In my previous post on this subject, I showed the test results from a two-processor machine. Naturally, you may wonder: do we expect to see the same dramatic throughput drop when we enable a synchronous audit (i.e. with the queue_delay property set to 0) on a more powerful machine?
The answer is yes.
The following table shows the test results for the same three test cases except that (1) the test database was on an eight-processor machine, and (2) the workload was generated with 50 concurrent users.
|
Test Case |
Throughput (transactions/second) |
Total CPU usage |
|
1 |
14,500 |
~98% |
|
2 |
12,300 |
~98% |
|
3 |
500 |
~4% |
To refresh your memory, the three test cases are:
1. Without any audit setup,
2. With an audit tracking all the SELECT statements on the three tables.

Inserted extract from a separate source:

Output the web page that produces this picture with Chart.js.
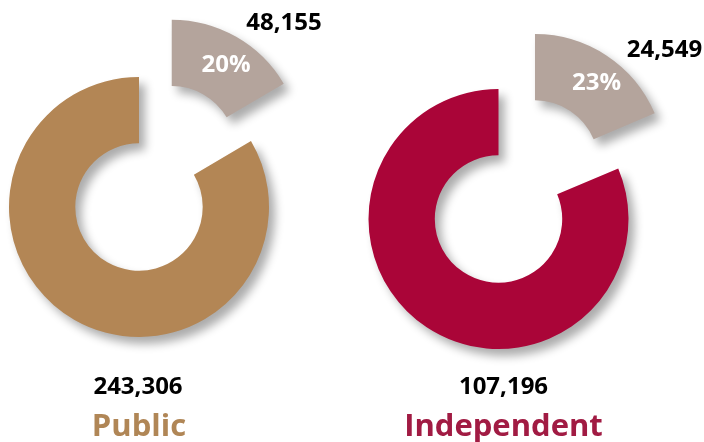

The queue delay was set to 1000ms (the default value),
3. With an audit tracking all the SELECT statements on the three tables. The queue delay was set to 0
The audit was on the SELECT statements applied to the three tables accessed by the test workload. With the queue_delay property set to 0 in the audit object, we observed a dramatic impact on the transaction throughput when we enabled the audit, a whopping 96% drop from 14,500 transactions/second to 500 transactions/second. With the two-processor machine, the throughput drop was about 95% from 3500 transactions/second to 160 transactions/second.
We also observed a much less decrease in the throughput when the audit was configured to use a 1000ms queue delay. With the two-processor machine, the performance drop was about ~11%. With the eight-processor machine, the decrease was about 15% (from 14,500 transactions per second to 12,300 transactions per second).
So the behavior in terms of the performance impact was similar whether it's on a two-processor machine or on an eight-processor machine.
I don’t know any practical requirement that may demand a synchronous audit. But since the feature is there in SQL Server and it is highly unlikely that it’s there by accident, I suspect such a requirement probably exists. I’m curious about it.
In both this post and the previous post, we are exploring the worst case scenario with the system already under heavy processor stress. In a future post, we’ll look at the performance impact of enabling the same audit setups when the processors are not the bottleneck. This would be a more realistic scenario.